Dogs may be exposed to these allergens by breathing them in or exposure through the skin. The most common sites that atopic dogs develop clinical signs are on are the feet (licking or chewing), the face – which they will rub against carpet or furniture, and the tummy, groin, and “armpit” areas.

Diagnosing atopy tends to involve trial and error, so the more information you provide to your veterinarian, the sooner you can solve the problem. Depending on the specific issues your dog has, a treatment plan will be put in place and may involve a combination of medications. Your dog may be dealing with a secondary bacterial or yeast infection (or both), which is a secondary issue to a compromised immune system with severe itchiness. Just keep in mind, atopy is not a disease that will ever go away – it will be something that your dog will deal with lifelong.

Food Allergies

Did you know that food allergies account for about 10% of allergies in pets? Owners are often fooled into buying a particular brand of food because it’s grain-free or the person at the feedstore recommended it. In reality, protein is the main food allergy culprit, usually chicken or beef. This may be surprising to you since most dog owners think their dogs are the ultimate carnivores.  Dogs may also be allergic to carbohydrates, preservatives, or food dyes.

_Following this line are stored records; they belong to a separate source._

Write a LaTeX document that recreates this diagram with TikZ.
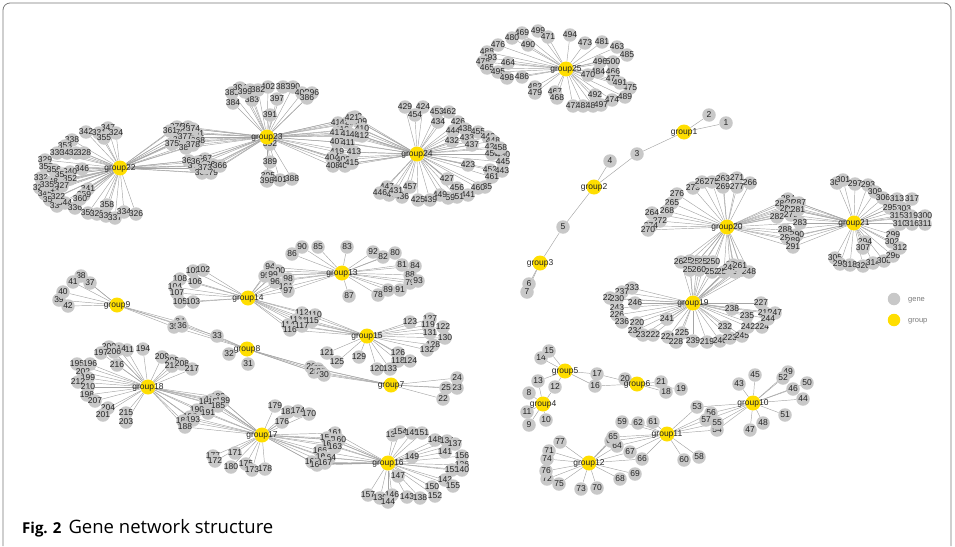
\documentclass[tikz,border=0pt]{standalone}
\usepackage{fontspec}
\newfontfamily\netfont{Liberation Sans}
\newfontfamily\capfont{Open Sans}
\definecolor{genegray}{RGB}{200,200,200}
\definecolor{grpyellow}{RGB}{255,222,0}
\definecolor{edgegray}{RGB}{165,165,165}
\definecolor{labeltext}{RGB}{35,35,35}
\definecolor{framecol}{RGB}{120,120,120}
\definecolor{legtext}{RGB}{120,120,120}
\pgfdeclarelayer{bg}
\pgfsetlayers{bg,main}
\tikzset{
  gene/.style={circle, fill=genegray, inner sep=0pt, minimum size=13.5pt, text=labeltext, font=\fontsize{8.5}{8.5}\netfont},
  grp/.style={circle, fill=grpyellow, inner sep=0pt, minimum size=15pt, text=labeltext, font=\fontsize{8.5}{8.5}\netfont},
  edge/.style={draw=edgegray, line width=0.45pt},
  legtxt/.style={anchor=west, text=legtext, font=\fontsize{7.5}{7.5}\netfont, inner sep=0pt}
}
\newcommand{\genes}[1]{\foreach \n/\x/\y in #1 {\node[gene] (g\n) at (\x,\y) {\makebox[0pt]{\n}};}}
\newcommand{\links}[2]{\foreach \n/\x/\y in #1 {\draw[edge] (g\n) -- (#2);}}
% group 22
\def\LA{347/108/128,342/86/132,331/99/133,355/104/138,338/72/140,353/65/146,330/57/153,349/67/153,325/76/153,328/84/153,329/45/160,346/82/169,340/70/172,357/46/167,356/54/170,351/62/175,352/70/179,332/41/178,348/51/182,327/62/186,321/40/188,343/52/190,345/45/194,354/50/200,333/57/206,344/65/203,336/75/208,341/88/189,359/84/195,360/80/199,358/107/205,350/88/213,323/97/214,339/106/216,337/115/218,334/124/212,326/136/214,335/47/185,322/58/197,324/116/133}
% shared 22-23
\def\LAB{376/177/127,365/188/127,370/178/133,381/197/134,372/180/140,368/198/141,380/186/148,374/193/129,377/185/137,375/172/144,378/193/145,361/170/131,364/189/161,367/205/159,371/195/166,363/213/165,369/202/173,379/211/173,362/198/162,366/220/166,373/205/168}
% group 23
\def\LB{385/232/93,384/233/103,394/240/88,393/250/90,383/252/100,402/268/87,397/277/99,387/283/87,390/293/87,400/302/93,396/312/93,386/307/98,391/270/115,392/270/144,389/270/162,395/268/176,398/267/181,401/280/180,388/292/179,399/245/92,382/258/90}
% shared 23-24
\def\LBC{422/355/117,416/338/123,420/347/123,409/360/122,418/342/130,410/362/129,417/337/133,414/348/134,405/357/135,412/362/136,407/337/142,411/348/143,419/337/152,413/354/152,404/332/158,403/343/160,408/333/166,406/345/166,415/352/163,421/352/118}
% group 24
\def\LC{429/405/107,424/423/107,454/415/115,453/437/112,462/449/112,434/438/122,426/458/122,444/453/131,438/465/129,455/478/132,432/452/141,433/467/138,442/488/137,448/493/141,428/492/147,450/492/154,430/503/155,423/468/165,445/503/162,452/490/170,443/502/171,461/492/177,435/485/187,460/478/188,427/447/179,456/457/188,441/468/195,451/457/197,459/448/198,449/440/195,439/430/200,425/418/200,457/410/187,436/402/197,447/387/187,440/389/195,446/380/193,437/472/145,458/500/148,431/396/191}
% group 25
\def\LD{469/522/33,499/538/31,471/548/37,494/570/35,473/585/43,481/602/42,463/617/47,485/627/55,496/600/62,500/613/62,484/598/72,466/613/72,477/613/79,475/630/88,480/512/38,490/528/45,476/498/45,488/487/52,493/490/58,478/483/62,464/508/63,465/487/68,495/498/72,498/507/78,486/522/77,470/588/75,482/535/87,479/535/93,467/555/92,468/557/98,492/595/95,474/612/100,489/625/97,472/573/106,483/583/106,487/593/106,491/620/83,497/601/105}
% group 20
\def\LE{273/693/188,267/702/182,275/712/182,263/723/179,271/737/178,266/750/183,269/723/187,277/737/187,276/677/194,265/672/203,268/667/211,264/652/213,272/660/221,274/651/226,270/648/230}
% shared 20-21
\def\LEF{284/788/199,286/782/204,285/793/203,287/799/203,280/787/209,278/793/210,282/777/217,279/791/215,283/800/223,288/785/230,290/797/235,292/787/238,289/793/241,291/793/247,281/798/210}
% shared 19-20
\def\LGE{262/681/262,251/690/261,256/697/262,258/705/262,257/690/270,260/699/270,250/713/262,252/712/272,259/733/265,253/724/272,254/735/272,255/742/270,248/749/272,249/730/268,261/740/266}
% group 21
\def\LF{304/837/183,301/843/180,297/855/184,293/868/185,309/875/192,306/883/198,294/865/242,307/863/248,305/835/258,298/840/264,318/850/265,320/863/266,314/873/263,308/884/261,296/893/256,299/893/235,302/892/242,313/897/199,317/912/199,295/890/208,303/904/209,315/897/216,319/911/216,300/925/216,310/900/224,316/912/224,311/925/224,312/900/248}
% group 19
\def\LG{233/632/288,237/622/292,229/610/298,230/617/299,246/635/303,243/617/308,226/617/315,236/622/322,220/637/323,241/667/319,234/635/331,231/643/335,222/653/335,221/668/337,225/682/333,228/676/342,239/693/341,219/707/342,240/720/341,223/730/338,245/742/336,232/725/327,242/748/327,224/762/327,238/732/309,235/747/316,227/761/303,218/765/313,247/775/313,244/768/319}
% group 9, 8, 7
\def\LH{37/90/283,38/81/276,39/59/300,40/63/292,41/73/282,42/68/306}
\def\LHI{33/217/336,34/180/322,35/174/327,36/182/326}
\def\LI{31/248/364,32/229/354}
\def\LIJ{26/311/367,27/318/369,28/314/372,29/321/372,30/324/375}
\def\LJ{22/443/399,23/457/388,24/457/378,25/446/388}
% group 14, 13, 15
\def\LK{109/193/271,102/203/270,108/180/279,106/195/282,104/175/287,107/177/293,105/180/302,103/193/302}
\def\LKL{94/270/267,100/278/271,95/265/276,99/273/275,96/275/282,98/288/279,101/286/287,97/288/291}
\def\LL{86/292/254,90/302/247,85/318/247,83/347/247,92/373/252,82/383/257,80/395/253,81/402/265,84/415/266,88/410/275,79/410/283,93/418/281,89/388/290,91/400/290,78/378/295,87/349/296}
\def\LKM{112/302/313,110/315/315,113/296/320,111/305/321,115/312/321,114/288/325,116/290/330,117/302/326}
\def\LM{123/410/322,127/430/319,119/428/325,122/443/327,131/430/333,130/445/338,128/433/345,132/427/350,121/327/353,125/337/362,129/359/357,126/398/353,118/398/361,124/410/361,120/377/369,133/390/369}
% group 18, 17, 16
\def\LN{194/143/349,211/127/350,214/119/349,200/109/347,197/101/353,206/114/352,216/117/365,195/77/364,196/90/364,202/83/372,199/88/378,212/78/382,210/88/387,198/87/395,207/95/401,204/108/408,201/103/415,215/126/413,203/126/422,209/162/357,205/172/361,213/172/366,208/182/364,217/192/369}
\def\LNO{183/218/397,187/206/402,182/212/400,186/215/402,189/223/401,185/218/406,190/197/410,191/208/413,192/190/417,184/183/421,193/193/420,188/185/427}
\def\LO{179/275/406,181/288/412,174/298/411,170/309/414,176/282/422,177/213/456,172/215/461,171/235/453,180/231/467,175/246/464,173/252/470,178/265/469}
\def\LOP{161/335/433,159/327/438,158/333/440,160/339/440,162/329/444,163/335/447,166/320/451,169/323/457,164/329/458,165/312/462,168/317/465,167/325/463}
\def\LP{135/393/435,154/400/432,145/412/433,151/422/433,148/435/440,134/447/441,137/455/444,141/445/452,156/462/456,149/412/457,136/462/465,153/452/470,140/462/470,147/398/476,150/432/487,142/445/480,155/453/486,152/435/496,157/368/495,139/380/498,146/392/495,144/388/502,143/407/497,138/420/498}
% small groups
\def\LQ{1/726/123,2/709/115}
\def\LQR{3/637/154}
\def\LR{4/610/161}
\def\LRS{5/563/227}
\def\LS{6/529/284,7/527/292}
\def\LT{8/529/393,9/529/425,10/546/420,11/527/412}
\def\LTU{12/555/387,13/538/381}
\def\LU{14/541/358,15/549/351}
\def\LUV{16/595/386,17/597/374}
\def\LV{18/666/392,19/681/389,20/625/379,21/661/382}
\def\LW{43/739/384,44/803/399,45/755/375,46/793/389,47/750/430,48/763/423,49/788/372,50/807/383,51/785/415,52/783/378}
\def\LWX{53/697/407,54/717/430,55/717/423,56/711/413,57/706/420}
\def\LX{58/699/457,59/622/422,60/684/460,61/653/422,62/638/423}
\def\LXY{63/611/441,64/617/446,65/613/437,66/642/459,67/630/452}
\def\LY{68/620/479,69/635/474,70/597/488,71/549/451,72/547/479,73/581/489,74/547/459,75/559/484,76/546/471,77/560/442}
\begin{document}
\begin{tikzpicture}[x=1pt,y=-1pt]
\useasboundingbox (0,0) rectangle (955,546);
\draw[framecol, line width=0.8pt, rounded corners=7pt] (3,546) -- (3,3) -- (951,3) -- (951,546);
% gene nodes
\genes{\LA}\genes{\LAB}\genes{\LB}\genes{\LBC}\genes{\LC}\genes{\LD}
\genes{\LE}\genes{\LEF}\genes{\LGE}\genes{\LF}\genes{\LG}
\genes{\LH}\genes{\LHI}\genes{\LI}\genes{\LIJ}\genes{\LJ}
\genes{\LK}\genes{\LKL}\genes{\LL}\genes{\LKM}\genes{\LM}
\genes{\LN}\genes{\LNO}\genes{\LO}\genes{\LOP}\genes{\LP}
\genes{\LQ}\genes{\LQR}\genes{\LR}\genes{\LRS}\genes{\LS}
\genes{\LT}\genes{\LTU}\genes{\LU}\genes{\LUV}\genes{\LV}
\genes{\LW}\genes{\LWX}\genes{\LX}\genes{\LXY}\genes{\LY}
% group nodes
\foreach \g/\x/\y in {1/684/132,2/594/187,3/540/263,4/543/404,5/565/371,6/637/384,7/391/385,8/247/349,9/117/305,10/753/403,11/667/434,12/589/463,13/342/273,14/248/298,15/367/336,16/388/463,17/262/435,18/148/387,19/693/303,20/727/227,21/854/223,22/120/168,23/267/137,24/417/154,25/566/69}
  {\node[grp] (group\g) at (\x,\y) {\makebox[0pt]{group\g}};}
% edges
\begin{pgfonlayer}{bg}
\links{\LA}{group22}\links{\LAB}{group22}\links{\LAB}{group23}\links{\LB}{group23}
\links{\LBC}{group23}\links{\LBC}{group24}\links{\LC}{group24}\links{\LD}{group25}
\links{\LE}{group20}\links{\LEF}{group20}\links{\LEF}{group21}\links{\LF}{group21}
\links{\LGE}{group20}\links{\LGE}{group19}\links{\LG}{group19}
\links{\LH}{group9}\links{\LHI}{group9}\links{\LHI}{group8}\links{\LI}{group8}
\links{\LIJ}{group8}\links{\LIJ}{group7}\links{\LJ}{group7}
\links{\LK}{group14}\links{\LKL}{group14}\links{\LKL}{group13}\links{\LL}{group13}
\links{\LKM}{group14}\links{\LKM}{group15}\links{\LM}{group15}
\links{\LN}{group18}\links{\LNO}{group18}\links{\LNO}{group17}\links{\LO}{group17}
\links{\LOP}{group17}\links{\LOP}{group16}\links{\LP}{group16}
\links{\LQ}{group1}\links{\LQR}{group1}\links{\LQR}{group2}\links{\LR}{group2}
\links{\LRS}{group2}\links{\LRS}{group3}\links{\LS}{group3}
\links{\LT}{group4}\links{\LTU}{group4}\links{\LTU}{group5}\links{\LU}{group5}
\links{\LUV}{group5}\links{\LUV}{group6}\links{\LV}{group6}
\links{\LW}{group10}\links{\LWX}{group10}\links{\LWX}{group11}\links{\LX}{group11}
\links{\LXY}{group11}\links{\LXY}{group12}\links{\LY}{group12}
\end{pgfonlayer}
% legend
\node[circle, fill=genegray, minimum size=12.5pt, inner sep=0pt] (legGene) at (894,299) {};
\node[circle, fill=grpyellow, minimum size=12.5pt, inner sep=0pt] (legGroup) at (894,320) {};
\node[legtxt] (legGeneTxt) at (908,300) {gene};
\node[legtxt] (legGroupTxt) at (908,321) {group};
% caption
\node[anchor=base west, inner sep=0pt, text=black, font=\fontsize{15}{15}\capfont] (caption) at (22,533) {\textbf{Fig. 2}\hspace{7pt}{\fontsize{18.5}{18.5}\selectfont Gene network structure}};
\end{tikzpicture}
\end{document}
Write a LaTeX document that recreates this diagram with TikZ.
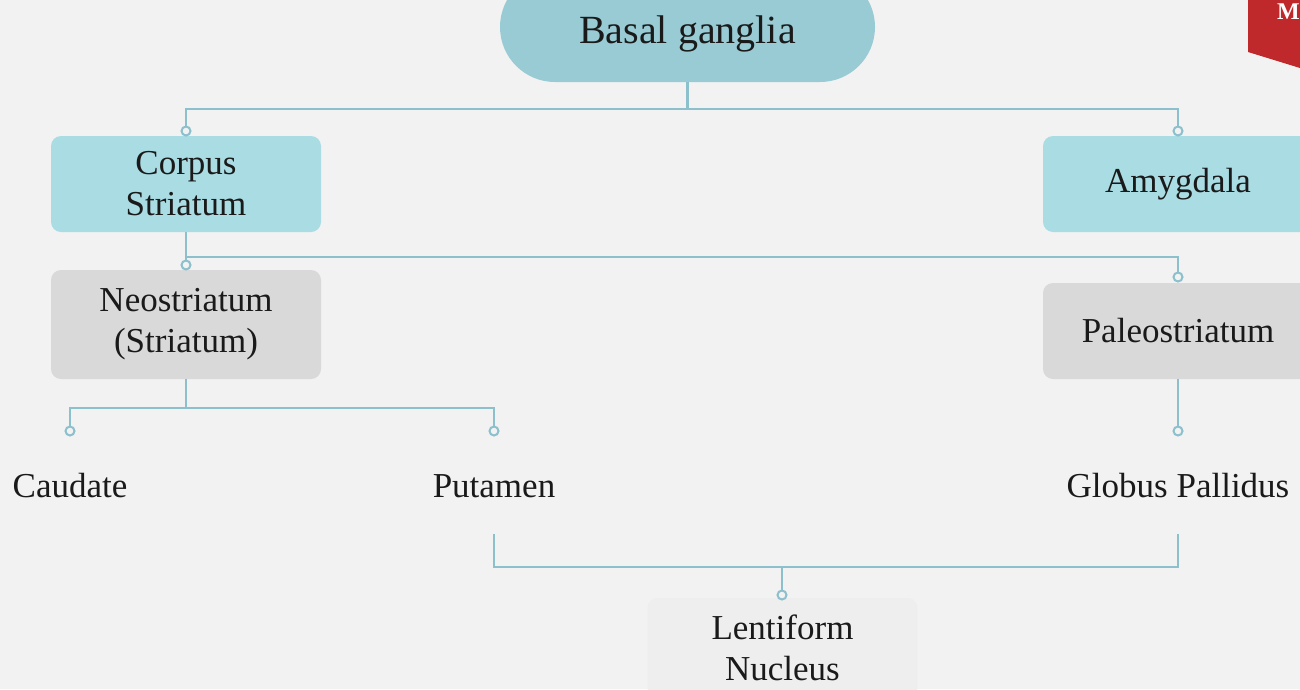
\documentclass[tikz,border=0pt]{standalone}
\usepackage{fontspec}
\setmainfont{Liberation Serif}
\definecolor{bg}{HTML}{F2F2F2}
\definecolor{head}{HTML}{99CBD5}
\definecolor{cyanbox}{HTML}{A9DCE3}
\definecolor{greybox}{HTML}{D9D9D9}
\definecolor{lightbox}{HTML}{EEEEEE}
\definecolor{conncol}{HTML}{8CC0CC}
\definecolor{badge}{HTML}{C0292B}
\definecolor{ink}{HTML}{1A1A1A}
\begin{document}
\begin{tikzpicture}[x=1pt,y=-1pt,
  box/.style={rounded corners=10pt, minimum width=270pt, text=ink, align=center,
    font=\fontsize{35}{41}\selectfont, inner sep=0pt},
  lbl/.style={text=ink, font=\fontsize{35}{41}\selectfont, anchor=base, inner sep=0pt},
  link/.style={draw=conncol, line width=2.2pt},
  dot/.style={circle, draw=conncol, line width=2pt, fill=bg, minimum size=9pt, inner sep=0pt}]
\useasboundingbox (0,0) rectangle (1300,689);
\fill[bg] (0,0) rectangle (1300,689);
\clip (0,0) rectangle (1300,689);

% boxes
\node[box, fill=head, rounded corners=55pt, minimum width=375pt, minimum height=110pt,
  text height=32pt, text depth=0pt,
  font=\fontsize{40}{46}\selectfont] (bgn) at (687.5,27) {Basal ganglia};
\node[box, fill=cyanbox, minimum height=96pt] (cs) at (186,184) {Corpus\\Striatum};
\node[box, fill=cyanbox, minimum height=96pt] (am) at (1178,184) {Amygdala};
\node[box, fill=greybox, minimum height=109pt] (ns) at (186,324.5) {Neostriatum\\(Striatum)};
\node[box, fill=greybox, minimum height=96pt] (ps) at (1178,331) {Paleostriatum};
\node[box, fill=lightbox, minimum height=100pt] (lf) at (782.5,648) {Lentiform\\Nucleus};

% plain labels
\node[lbl] (cd) at (70,497) {Caudate};
\node[lbl] (pt) at (494,497) {Putamen};
\node[lbl] (gp) at (1178,497) {Globus Pallidus};

% end dots
\node[dot] (d1) at (186,131) {};
\node[dot] (d2) at (1178,131) {};
\node[dot] (d3) at (186,265) {};
\node[dot] (d4) at (1178,277) {};
\node[dot] (d5) at (70,431) {};
\node[dot] (d6) at (494,431) {};
\node[dot] (d7) at (1178,431) {};
\node[dot] (d8) at (782,595) {};

% junction coordinates
\coordinate (j1) at (687.5,109);
\coordinate (j2) at (186,257);
\coordinate (j3) at (186,408);
\coordinate (p1) at (494,534);
\coordinate (p2) at (1178,534);
\coordinate (j4) at (782,567);

% connectors
\draw[link] (bgn.south) -- (j1);
\draw[link] (d1.north) |- (j1) -| (d2.north);
\draw[link] (cs.south) -- (d3.north);
\draw[link] (j2) -| (d4.north);
\draw[link] (ns.south) -- (j3);
\draw[link] (d5.north) |- (j3) -| (d6.north);
\draw[link] (ps.south) -- (d7.north);
\draw[link] (p1) |- (j4) -| (p2);
\draw[link] (j4) -- (d8.north);

% badge
\fill[badge] (1248,0) -- (1300,0) -- (1300,68) -- (1248,52) -- cycle;
\node[text=white, font=\bfseries\fontsize{24}{24}\selectfont, anchor=base west, inner sep=0pt]
  (mk) at (1277,19) {M};
\end{tikzpicture}
\end{document}
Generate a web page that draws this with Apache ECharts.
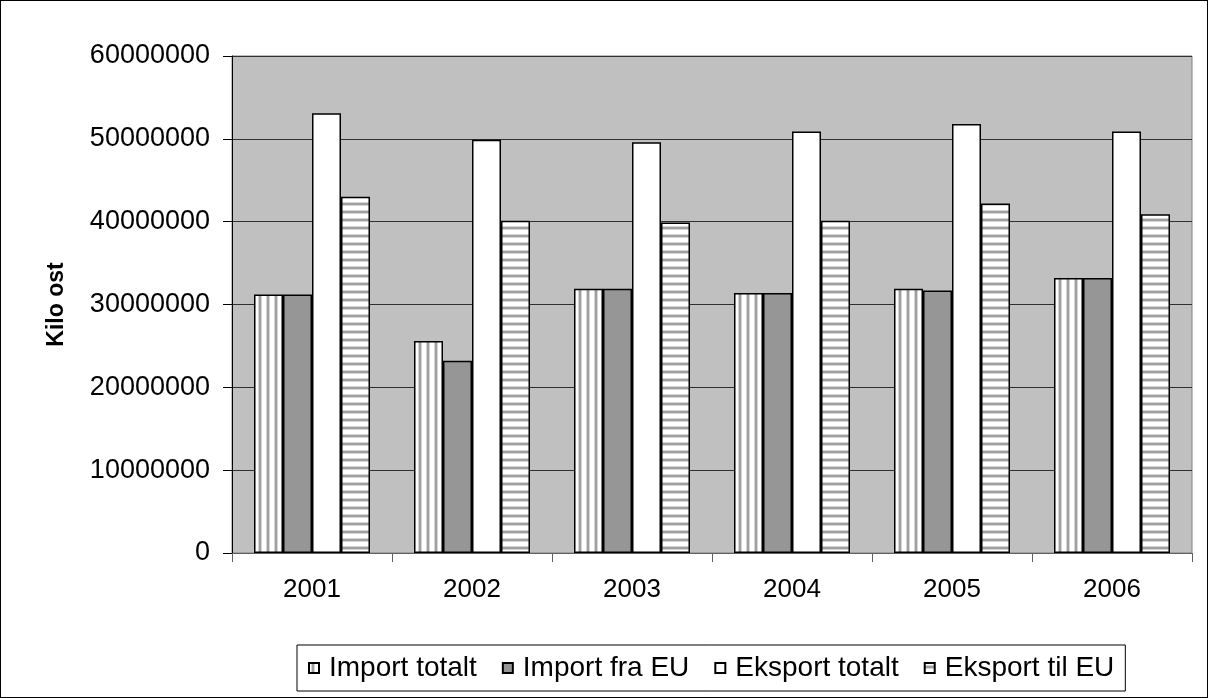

Clinical signs of a food allergy are highly variable. Nearly half of the dogs who suffer from food allergies also exhibit other hypersensitivities, making the food allergy diagnosis difficult. The skin, gastrointestinal tract, respiratory tract, central nervous system, or any combination of these may be affected. When the skin is involved, there is a generalized itchiness all over the body, specifically, the rear end will be very irritated. They may also deal with digestive issues, not just skin.

Food hypersensitivity can begin at any age, even late in the dog’s life. So, there are many reasons your dog would be licking or scratching themselves. Food allergy diagnosis is only done when atopy has been ruled out and the only way to do it is through what’s called a food trial. A food trial is feeding your pet a PRESCRIPTION food allergy diet for a minimum of 8 weeks.

Overlapping Symptoms

Since so many symptoms overlap regarding allergies, it is best to check with your veterinarian instead of assuming which one (i.e., stay off of Google!).

Environmental and food allergies may present similar symptoms, including:

  • Itchy, flaky skin
  • Ear infections and/or stinky ears
  • Hair loss or bald patches
  • Excessive licking and biting of the paws
  • Face rubbing
  • Sneezing
  • Scratching
  • Eye discharge
  • Respiratory problems
  • Hives

If your vet has done everything to rule out atopy or food allergy, they then may suggest you bring your pet to a dermatologist. The extra testing that they will do is what’s called an intradermal skin test. They will inject about 20 different small areas on your dog’s skin, each including a different allergen. Depending on what spots swell (indication a reaction to that allergen), the dermatologist will formulate a customized allergy medication specifically for your dog. Also, while some vets recommend it, bloodwork for allergies is not reliable.

What You Can Do

Keeping your animal on vet-recommended flea preventative is the first step (only if we’re sure fleas are the issue).

You should only be changing your dog’s diet to rule out food allergies under your veterinarian’s supervision. Randomly changing your dog’s diet can do more harm than good, and a proper “hypoallergenic” diet should be obtained from your veterinarian. Over-the-counter diets that claim to be ‘hypoallergenic’ or ‘novel protein’ do not have the same quality control as veterinary prescription diets due to manufacturing cross-contamination.

It is also important to note that allergies are not the only reason that dogs itch. Itching may be caused by other factors such as a drug reaction, or a disease like pancreatic, liver, or renal disease. This is why it is essential to visit your veterinarian. That way, you can rule out any underlying conditions before you solve your pet’s allergic reactions.